Однако в дальнейшем творчестве П возможно было и другое раскрытие женского персонажа, связанного с Татьяной, — образа романтической провинциальной барышни. Она могла превратиться в заинтересованную участницу литературных споров, читательницу журналов. Ср. в "Романе в письмах": "Маша хорошо знает русскую литературу — вообще здесь более занимаются словесностию, чем в Петербурге. Здесь получают журналы, принимают живое участие в их перебранке, попеременно верят обеим стор<онам>, сердятся за любимого писателя, если он раскритикован. Теперь я понимаю, за что В*<яземский> и П*<ушкин> так любят уездных барышень. Они их истинная публика" (VIII, 1, 50).
Полина из "Рославлева" и Маша из "Романа в письмах" раскрывают две возможные тенденции, потенциально скрытые в характеристике Татьяны.
XXVII, 4 — С Б л а г о н а м е р е н н ы м в руках… — Примечание П: "Журнал, некогда издаваемый покойным А. Измайловым довольно неисправно. Издатель однажды печатно извинялся перед публикою тем, что он на праздниках гулял" (VI, 193). Специфическое употребление П слова «благонамеренный» см. XIV, 26. И з м а й л о в Александр Ефимьевич (1779–1831) — поэт-сатирик и журналист. Отношение П к нему было ироническим, издававшийся им с 1818 по 1826 гг. журнал "Благонамеренный" был мишенью насмешек Пушкина, Дельвига, Баратынского и Вяземского.
XXVIII, 2 — Иль при разъезде на крыльце… — По свидетельству Вяземского, в одной из редакций было: "Иль у Шишкова на крыльце" ("Русский архив", 1887, декабрь, с. 577). Если эти сведения достоверны, то, возможно, имеется в виду поэтесса Анна Петровна Б у н и н а (1774–1828), почетный член "Беседы любителей русского слова". Приверженность ее принципам и личности Шишкова (см. с. 352) неоднократно осмеивалась арзамасцами.
3-4 — С семинаристом в желтой шале… — "Семинарист в желтой шале" и "академик в чепце" — ученые женщины.
XXIX, 1–2 — Неправильный, небрежный лепет… — "Язык щеголей" — светский, и в особенности дамский, жаргон — отличался особой артикуляцией, небрежной и нечеткой. Ср. портрет "модной девицы": "С приятностию умеющая махаться веером и помощию оного знающая искусно развевать и разбрасывать волосы, по моде несколько картавящая и пришептывающая язычком <курс. мой — Ю. Л.>, прищуривающая томные свои глазки и имеющая привлекательную улыбку" ("Сатирический вестник…" <Н. Страхов>, ч. IV., изд. 2-е. М., 1795, с. 102).
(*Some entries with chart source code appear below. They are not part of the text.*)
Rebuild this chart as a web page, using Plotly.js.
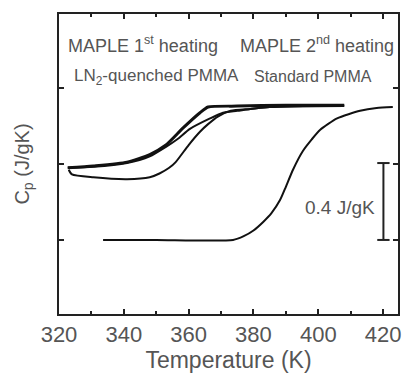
<!DOCTYPE html>
<html><head><meta charset="utf-8">
<script src="https://cdn.plot.ly/plotly-3.0.1.min.js"></script>
<style>html,body{margin:0;padding:0;background:#fff;}#chart{width:407px;height:373px;}</style>
</head><body><div id="chart"></div>
<script>
// Temperature (K) and Cp (J/gK, offset units)
const maple1T = [322.7, 330.6, 341, 348, 353, 358.3, 363.5, 366, 375, 390, 408];
const maple1Cp = [0.38, 0.39, 0.41, 0.45, 0.50, 0.59, 0.67, 0.70, 0.705, 0.71, 0.71];
const maple2T = [322.7, 330.6, 341, 348, 353, 356.5, 360.4, 366.6, 370.6, 375, 379, 385, 408];
const maple2Cp = [0.38, 0.385, 0.405, 0.44, 0.49, 0.53, 0.585, 0.64, 0.67, 0.68, 0.69, 0.70, 0.71];
const ln2T = [323, 324, 330.6, 341, 348, 351, 354, 356, 360, 363.5, 366, 369, 373, 379, 385, 408];
const ln2Cp = [0.37, 0.345, 0.33, 0.32, 0.33, 0.35, 0.38, 0.41, 0.50, 0.57, 0.61, 0.65, 0.68, 0.69, 0.70, 0.705];
const stdT = [333.6, 350, 373.7, 377, 380, 383, 385.5, 388.2, 390, 392.2, 395.3, 398, 400.6, 405.8, 412.9, 418, 423];
const stdCp = [0.0, 0.0, 0.0, 0.02, 0.05, 0.095, 0.14, 0.21, 0.28, 0.37, 0.47, 0.53, 0.58, 0.64, 0.68, 0.695, 0.70];
// scale bar: 0.4 J/gK
const barT = [418.2, 422.0, null, 420.1, 420.1, null, 418.2, 422.0];
const barCp = [0.405, 0.405, null, 0.405, 0.0, null, 0.0, 0.0];
const legendLabels = ["MAPLE 1<sup>st</sup> heating", "MAPLE 2<sup>nd</sup> heating", "LN<sub>2</sub>-quenched PMMA", "Standard PMMA"];
const barLabel = "0.4 J/gK";

const line = (x, y, w) => ({x, y, mode: 'lines', type: 'scatter', line: {color: '#111', width: w, shape: 'spline', smoothing: 0.6}, hoverinfo: 'skip'});
const traces = [
  line(ln2T, ln2Cp, 2),
  line(maple2T, maple2Cp, 2),
  line(maple1T, maple1Cp, 3),
  line(stdT, stdCp, 2),
  {x: barT, y: barCp, mode: 'lines', type: 'scatter', line: {color: '#222', width: 2}, hoverinfo: 'skip'}
];
const grey = '#555';
const ann = (text, x, y, size, anchor) => ({text, x, y, xref: 'paper', yref: 'paper', showarrow: false, xanchor: anchor || 'left', yanchor: 'middle', font: {family: 'Liberation Sans, Arial', size, color: grey}});
const layout = {
  width: 407, height: 373,
  margin: {l: 59, r: 9, t: 14, b: 59},
  paper_bgcolor: '#fff', plot_bgcolor: '#fff',
  showlegend: false,
  font: {family: 'Liberation Sans, Arial', color: grey},
  xaxis: {
    range: [320, 424.6], tickvals: [320, 340, 360, 380, 400, 420],
    ticks: 'inside', ticklen: 5, tickwidth: 2, tickcolor: '#222',
    minor: {tickvals: [330, 350, 370, 390, 410], ticks: 'inside', ticklen: 3, tickwidth: 2, tickcolor: '#222'},
    showline: true, linecolor: '#222', linewidth: 2, mirror: 'ticks',
    showgrid: false, zeroline: false,
    tickfont: {size: 22, color: grey},
    title: {text: 'Temperature (K)', font: {size: 23, color: grey}, standoff: 4}
  },
  yaxis: {
    range: [-0.39, 1.19], tickvals: [0, 0.4, 0.8],
    ticks: 'inside', ticklen: 5, tickwidth: 2, tickcolor: '#222',
    showticklabels: false,
    showline: true, linecolor: '#222', linewidth: 2, mirror: 'ticks',
    showgrid: false, zeroline: false,
    title: {text: 'C<sub>p</sub> (J/gK)', font: {size: 20, color: grey}, standoff: 22}
  },
  annotations: [
    ann(legendLabels[0], 0.02, 0.897, 18),
    ann(legendLabels[1], 0.528, 0.897, 18),
    ann(legendLabels[2], 0.038, 0.79, 17),
    ann(legendLabels[3], 0.57, 0.79, 16),
    {text: barLabel, x: 418, y: 0.17, xref: 'x', yref: 'y', showarrow: false, xanchor: 'right', yanchor: 'middle', font: {family: 'Liberation Sans, Arial', size: 19, color: grey}}
  ]
};
Plotly.newPlot('chart', traces, layout, {displayModeBar: false, staticPlot: true});
</script></body></html>
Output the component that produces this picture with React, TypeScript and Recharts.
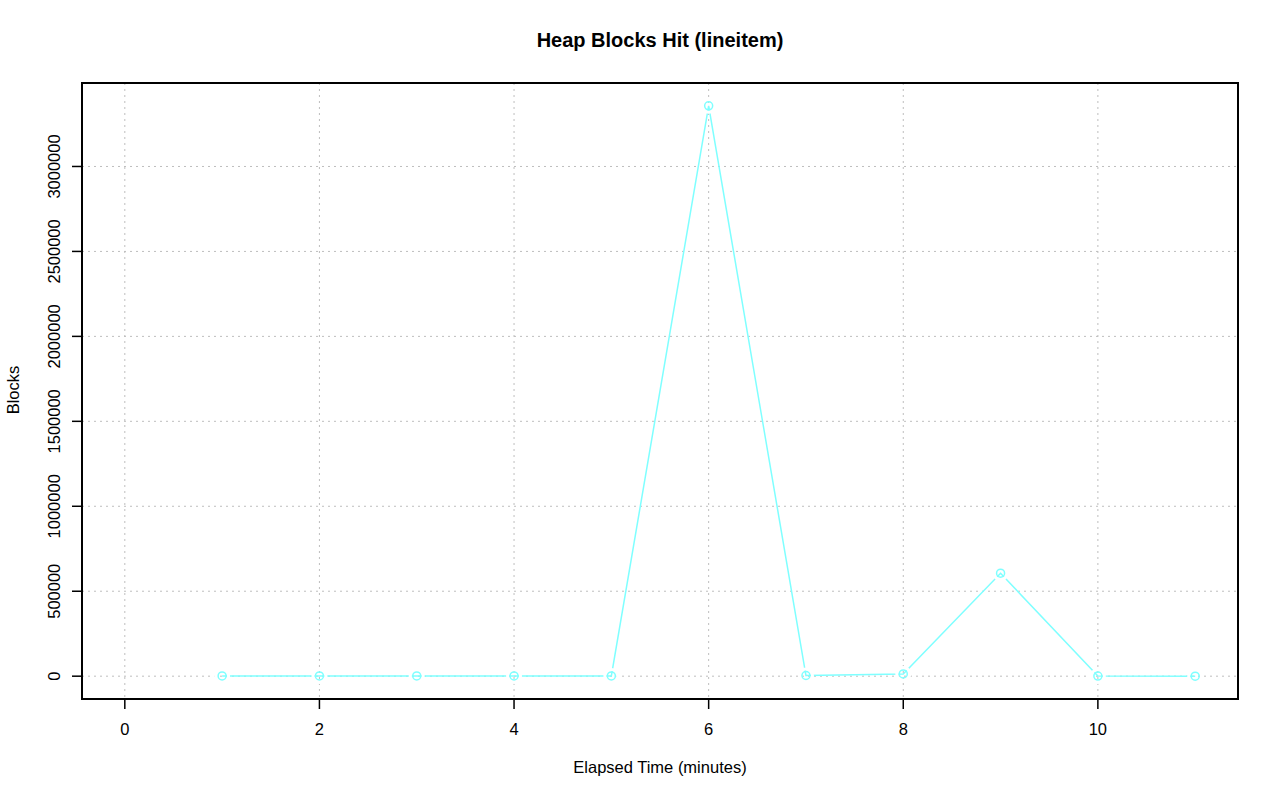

6 — Мне галлицизмы будут милы… — Стих имеет эпатирующий характер: апология галлицизмов звучала в печати в достаточной мере вызывающе. Показательно, что, хотя галлицизмы, в особенности в качестве модели для образования фразеологизмов русского языка, активно воздействовали на русские языковые процессы, и шишковисты, и карамзинисты предпочитали обвинять друг друга в их употреблении. Характерны слова П. И. Макарова: "Антагонисты новой школы, которые без дондеже и бяху не могут жить, как рыба без воды, охотно позволяют галлицизмы…" ("Московский Меркурий". М., 1803, с. 123). Одновременно для П исключительно важно противопоставить воспроизведение в искусстве живых «неправильностей» разговорного языка литературе, ориентирующейся на условную правильность письменных норм речи.